One of the features of the human hand, which makes it different from the hands of monkeys and apes, is that it has an "opposable thumb". This means that things can be grasped between thumb and fingers. We want the fingers to work the buttons when we play the concertina, but we can get a thumb-grip of another kind by having the thumb close towards the palm, pulling the palm of the hand onto the handle and pulling crosspiece A onto the web of flesh between thumb and palm. Grip is very good.

I can only play simple chords so far, but that is because I am a new player and that is all I have learned to do yet, I think this handle makes it easier to play chords. PicC gives a view of the playing position.

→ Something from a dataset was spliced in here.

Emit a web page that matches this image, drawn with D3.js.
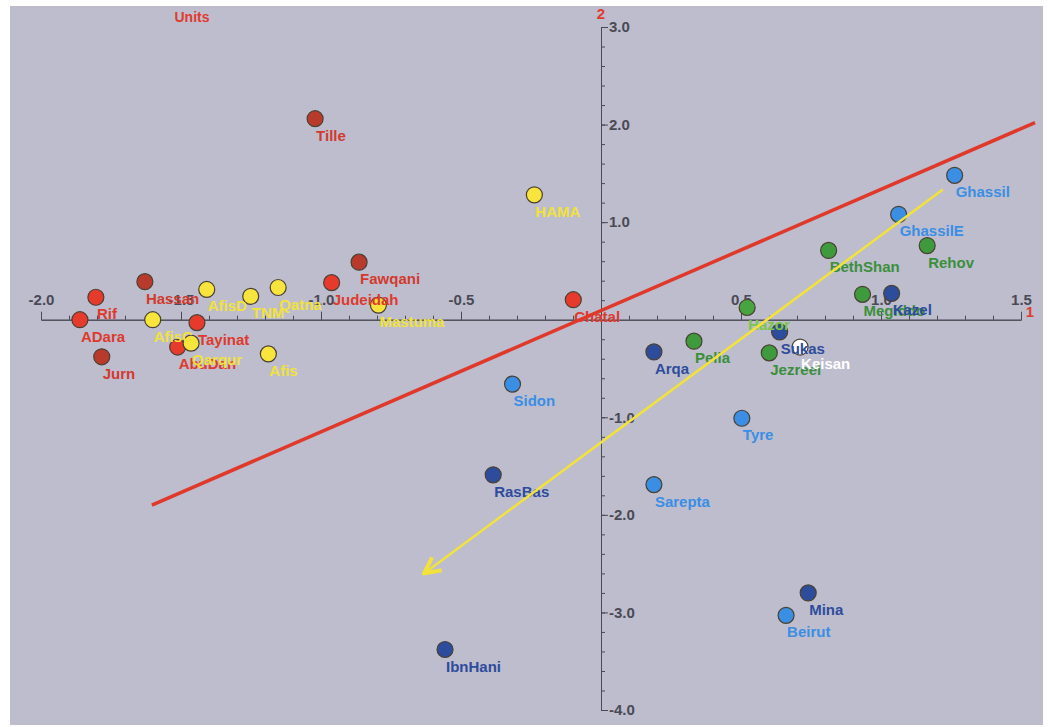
<!DOCTYPE html>
<html><head><meta charset="utf-8">
<script src="https://cdn.jsdelivr.net/npm/d3@7"></script>
<style>
html,body{margin:0;padding:0;background:#fff;}
svg{display:block;font-family:"Liberation Sans",Arial,sans-serif;}
</style></head>
<body>
<svg id="chart" width="1048" height="727"></svg>
<script>
// ---- data ----
const siteNames = ["Tille","Fawqani","Judeidah","Hassan","Rif","ADara","Jurn","Tayinat","AbuDan","Chatal",
  "HAMA","AfisD","TNM","Qatna","AfisC","Qarqur","Afis","Mastuma",
  "BethShan","Rehov","Megiddo","Hazor","Pella","Jezreel",
  "Kazel","Sukas","Arqa","RasBas","IbnHani","Mina",
  "Ghassil","GhassilE","Sidon","Tyre","Sarepta","Beirut","Keisan"];
const siteX = [-1.021,-0.864,-0.962,-1.629,-1.804,-1.861,-1.783,-1.443,-1.512,-0.099,
  -0.238,-1.408,-1.251,-1.153,-1.601,-1.464,-1.188,-0.795,
  0.813,1.165,0.934,0.522,0.332,0.601,
  1.038,0.638,0.189,-0.385,-0.557,0.740,
  1.263,1.063,-0.316,0.503,0.189,0.661,0.711];
const siteY = [2.06,0.59,0.38,0.39,0.23,0.0,-0.38,-0.03,-0.28,0.205,
  1.28,0.31,0.24,0.33,0.0,-0.24,-0.35,0.15,
  0.71,0.76,0.26,0.125,-0.22,-0.34,
  0.27,-0.125,-0.33,-1.59,-3.38,-2.80,
  1.48,1.08,-0.66,-1.01,-1.69,-3.03,-0.28];
const siteGroup = ["darkred","darkred","red","darkred","red","red","darkred","red","red","red",
  "yellow","yellow","yellow","yellow","yellow","yellow","yellow","yellow",
  "green","green","green","lightgreen","green","green",
  "navy","navy","navy","navy","navy","navy",
  "blue","blue","blue","blue","blue","blue","white"];
const groupKeys   = ["red","darkred","yellow","green","lightgreen","navy","blue","white"];
const groupFill   = ["#e53a2c","#b83a2c","#f7e43c","#3f9a3d","#48a43e","#2e4c9c","#3a8ee4","#ffffff"];
const groupLabel  = ["#dd3a2d","#d23a2e","#f1e23c","#3b8f3b","#7cc54a","#2e4c9c","#3a8ee4","#ffffff"];

const xTicks = [-2.0,-1.5,-1.0,-0.5,0.5,1.0,1.5];
const yTicks = [3.0,2.0,1.0,-1.0,-2.0,-3.0,-4.0];
const redLineX = [-1.604, 1.55];
const redLineY = [-1.90, 2.02];
const arrowX = [1.221, -0.632];
const arrowY = [1.334, -2.60];

// ---- drawing ----
const svg = d3.select("#chart");
svg.append("rect").attr("x",10).attr("y",6).attr("width",1033).attr("height",719).attr("fill","#bdbdcd");

const x = d3.scaleLinear().domain([-2,1.5]).range([41,1021]);
const y = d3.scaleLinear().domain([3,-4]).range([27,710]);
const fmt = v => d3.format(".1f")(v).replace("\u2212","-");

const axisColor = "#4a4a55";
// minor ticks
const xMinor = d3.range(-20,16).map(v=>v/10);
const yMinor = d3.range(-20,16).map(v=>v/5);
svg.append("g").attr("transform",`translate(0,${y(0)})`)
  .call(d3.axisTop(x).tickValues(xMinor).tickSize(4).tickSizeOuter(0).tickFormat(""))
  .call(g=>{g.selectAll("line,path").attr("stroke",axisColor);});
svg.append("g").attr("transform",`translate(${x(0)},0)`)
  .call(d3.axisRight(y).tickValues(yMinor).tickSize(4).tickSizeOuter(0).tickFormat(""))
  .call(g=>{g.selectAll("line,path").attr("stroke",axisColor);});
// major ticks
const gx = svg.append("g").attr("transform",`translate(0,${y(0)})`)
  .call(d3.axisTop(x).tickValues(xTicks).tickSize(8).tickSizeOuter(0).tickFormat(fmt).tickPadding(7));
gx.selectAll("line,path").attr("stroke",axisColor);
gx.selectAll("text").attr("fill",axisColor).attr("font-size",15).attr("font-weight","bold").attr("font-family","Liberation Sans, Arial, sans-serif");
const gy = svg.append("g").attr("transform",`translate(${x(0)},0)`)
  .call(d3.axisRight(y).tickValues(yTicks).tickSize(7).tickSizeOuter(0).tickFormat(fmt).tickPadding(1));
gy.selectAll("line,path").attr("stroke",axisColor);
gy.selectAll("text").attr("fill",axisColor).attr("font-size",15).attr("font-weight","bold").attr("font-family","Liberation Sans, Arial, sans-serif");

// axis titles
svg.append("text").attr("x",x(0)).attr("y",19).attr("text-anchor","middle").attr("fill","#e23a30")
  .attr("font-size",15).attr("font-weight","bold").text("2");
svg.append("text").attr("x",1030).attr("y",y(0)-3).attr("text-anchor","middle").attr("fill","#e23a30")
  .attr("font-size",15).attr("font-weight","bold").text("1");
svg.append("text").attr("x",192).attr("y",22).attr("text-anchor","middle").attr("fill","#e23a30")
  .attr("font-size",14).attr("font-weight","bold").text("Units");

// points
const data = siteNames.map((n,i)=>({name:n,x:siteX[i],y:siteY[i],g:groupKeys.indexOf(siteGroup[i])}));
const pts = svg.append("g");
pts.selectAll("circle").data(data).join("circle")
  .attr("cx",d=>x(d.x)).attr("cy",d=>y(d.y)).attr("r",8)
  .attr("fill",d=>groupFill[d.g]).attr("stroke","#4a4033").attr("stroke-width",1.2);
pts.selectAll("text").data(data).join("text")
  .attr("x",d=>x(d.x)+1).attr("y",d=>y(d.y)+22)
  .attr("fill",d=>groupLabel[d.g]).attr("font-size",15).attr("font-weight","bold")
  .text(d=>d.name);

// lines
const line = d3.line().x(d=>x(d[0])).y(d=>y(d[1]));
svg.append("path").attr("d",line(redLineX.map((v,i)=>[v,redLineY[i]])))
  .attr("stroke","#e0392b").attr("stroke-width",3.5).attr("fill","none");
svg.append("defs").append("marker").attr("id","arr").attr("viewBox","0 0 10 10")
  .attr("refX",9).attr("refY",5).attr("orient","auto")
  .attr("markerUnits","userSpaceOnUse").attr("markerWidth",20).attr("markerHeight",20)
  .append("path").attr("d","M1,1 L9,5 L1,9").attr("fill","none").attr("stroke","#f2e23a").attr("stroke-width",2);
svg.append("path").attr("d",line(arrowX.map((v,i)=>[v,arrowY[i]])))
  .attr("stroke","#f2e23a").attr("stroke-width",2.5).attr("fill","none").attr("marker-end","url(#arr)");
</script>
</body></html>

All this has obviously been designed around the needs of an English treble, but the ideas should be useful for other types. Part of my reason for writing this is the hope that people will see my argument, question what they had previously just accepted, put their own minds to it, improve it further , which I am sure is possible. For myself I'm well pleased with what I've got and even though improvement is possible, I've decided I prefer playing to woodcarving and I've settled for what I've got. I have carved my handle by hand to meet my own needs (I take a metric size 10 glove). Few could take that trouble. About 6 standard shoes sizes cover the range of human foot sizes, and I suppose 6 handle sizes would cover the range of hand sizes. If standard brass supports are used, then the need to vary forward-to-back position could be met by putting packing of varying thickness between the support and the handle and the need to vary height could be met by putting the screws into the handle at different heights. And only the surfaces which touch flesh and take load are actually doing work, the rest could be cut away like a Henry Moore statue to save weight. I leave these things to others. I can supply plaster casts if wanted.